2010 novel by Gish Jen

World and Town is a novel by Gish Jen that follows a Chinese American widow and her friendship with a family of Cambodian immigrants. The novel describes the difficulties encountered in the lives of characters as they embrace immigration, rationalism, and religious fundamentalism.

Set in New England, the novel begins in early 2001 and describes the life of Hattie Kong, a widowed retired high school teacher. Kong's quiet life is interrupted when a family of Cambodian immigrants moves to her town. The family came to the United States as refugees from the Khmer Rouge. By the time that Kong meets them they are impoverished and racked by family conflicts and alcoholism. Kong soon develops a close friendship with the family's teenage daughter. The narrative concludes shortly after the September 11 attacks.

The daughter of a missionary, Kong prides herself on her liberalism and compassion and rejection of superstitious beliefs. Throughout the novel, she struggles with a dislike of the worldview embraced by other skeptics and a difficulty living in harmony with the beliefs of others.

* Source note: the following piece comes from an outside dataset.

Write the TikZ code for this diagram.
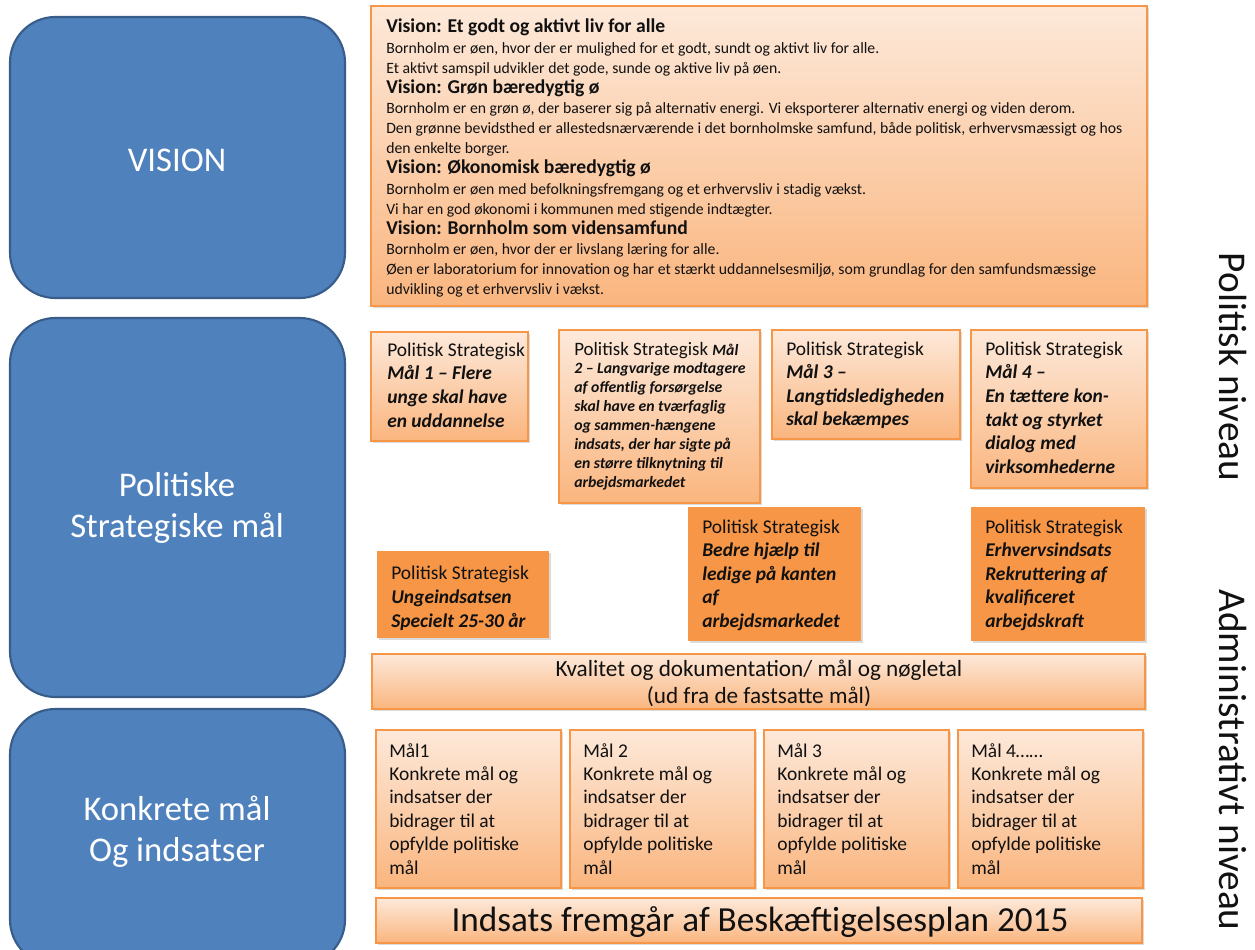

The novel's point of view alternates between multiple characters, a technique praised by Donna Rifkind in her review of the book in The New York Times. Jen often employs Black humor throughout the book as she described the stress and suspicion of many characters.

In his review of the book in The Washington Post, Ron Charles praises Jen for combining different themes with "endearing finesse", but faults her treatment of fundamentalist Christianity as "cliche".